**STATED PROBLEM:** Return precisely the span of lines from the top of the material below to the line containing "sizes = [9, 7, 10, 8, 9]", both included. Pictures are excluded.

· · · · · · ·

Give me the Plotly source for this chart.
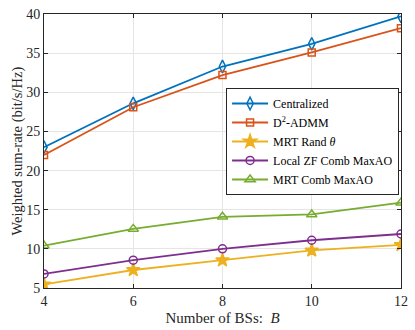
import plotly.graph_objects as go

B = [4, 6, 8, 10, 12]
centralized = [23.0, 28.6, 33.3, 36.2, 39.7]
d2admm = [22.0, 28.1, 32.2, 35.1, 38.2]
mrt_rand = [5.45, 7.3, 8.55, 9.8, 10.5]
local_zf = [6.8, 8.55, 10.0, 11.1, 11.9]
mrt_comb = [10.4, 12.55, 14.1, 14.4, 15.9]

names = ["Centralized", "D<sup>2</sup>-ADMM", "MRT Rand <i>θ</i>",
         "Local ZF Comb MaxAO", "MRT Comb MaxAO"]
series = [centralized, d2admm, mrt_rand, local_zf, mrt_comb]
colors = ["#0072BD", "#D95319", "#EDB120", "#7E2F8E", "#77AC30"]
symbols = ["diamond-tall-open", "square-open", "star", "circle-open", "triangle-up-open"]
sizes = [9, 7, 10, 8, 9]

fig = go.Figure()
for n, s, c, sym, sz in zip(names, series, colors, symbols, sizes):
    fig.add_trace(go.Scatter(
        x=B, y=s, name=n, mode="lines+markers",
        line=dict(color=c, width=1.8),
        marker=dict(symbol=sym, size=sz, color=c, line=dict(color=c, width=1.5)),
    ))

font = "Liberation Serif"
axis_common = dict(
    showgrid=True, gridcolor="#E5E5E5", gridwidth=1,
    showline=True, linecolor="#262626", linewidth=1, mirror="ticks",
    ticks="inside", ticklen=4, tickcolor="#262626",
    zeroline=False, tickfont=dict(family=font, size=14, color="#262626"),
    ticklabeloverflow="allow",
)
fig.update_layout(
    width=415, height=330,
    margin=dict(l=44, r=14, t=7, b=42),
    paper_bgcolor="white", plot_bgcolor="white",
    font=dict(family=font, color="#262626"),
    showlegend=True,
    legend=dict(
        x=0.51, y=0.73, xanchor="left", yanchor="top",
        bgcolor="white", bordercolor="#262626", borderwidth=1,
        font=dict(family=font, size=12, color="#000000"),
        tracegroupgap=0, itemwidth=36,
    ),
    xaxis=dict(range=[4, 12.001], tickvals=[4, 6, 8, 10, 12],
               title=dict(text="Number of BSs:  <i>B</i>", font=dict(family=font, size=15), standoff=4),
               **axis_common),
    yaxis=dict(range=[5, 40.01], tickvals=[5, 10, 15, 20, 25, 30, 35, 40],
               **axis_common),
    annotations=[dict(
        text="Weighted sum-rate (bit/s/Hz)", textangle=-90,
        xref="paper", yref="paper", x=-0.077, y=0.5,
        xanchor="center", yanchor="middle", showarrow=False,
        font=dict(family=font, size=14.5, color="#262626"),
    )],
)
fig.write_html("out.html", config={"displayModeBar": False},
               post_script="document.body.style.margin='0';")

· · · · · · ·

**PROBLEM SOLUTION:**
Give me the Plotly source for this chart.
import plotly.graph_objects as go

B = [4, 6, 8, 10, 12]
centralized = [23.0, 28.6, 33.3, 36.2, 39.7]
d2admm = [22.0, 28.1, 32.2, 35.1, 38.2]
mrt_rand = [5.45, 7.3, 8.55, 9.8, 10.5]
local_zf = [6.8, 8.55, 10.0, 11.1, 11.9]
mrt_comb = [10.4, 12.55, 14.1, 14.4, 15.9]

names = ["Centralized", "D<sup>2</sup>-ADMM", "MRT Rand <i>θ</i>",
         "Local ZF Comb MaxAO", "MRT Comb MaxAO"]
series = [centralized, d2admm, mrt_rand, local_zf, mrt_comb]
colors = ["#0072BD", "#D95319", "#EDB120", "#7E2F8E", "#77AC30"]
symbols = ["diamond-tall-open", "square-open", "star", "circle-open", "triangle-up-open"]
sizes = [9, 7, 10, 8, 9]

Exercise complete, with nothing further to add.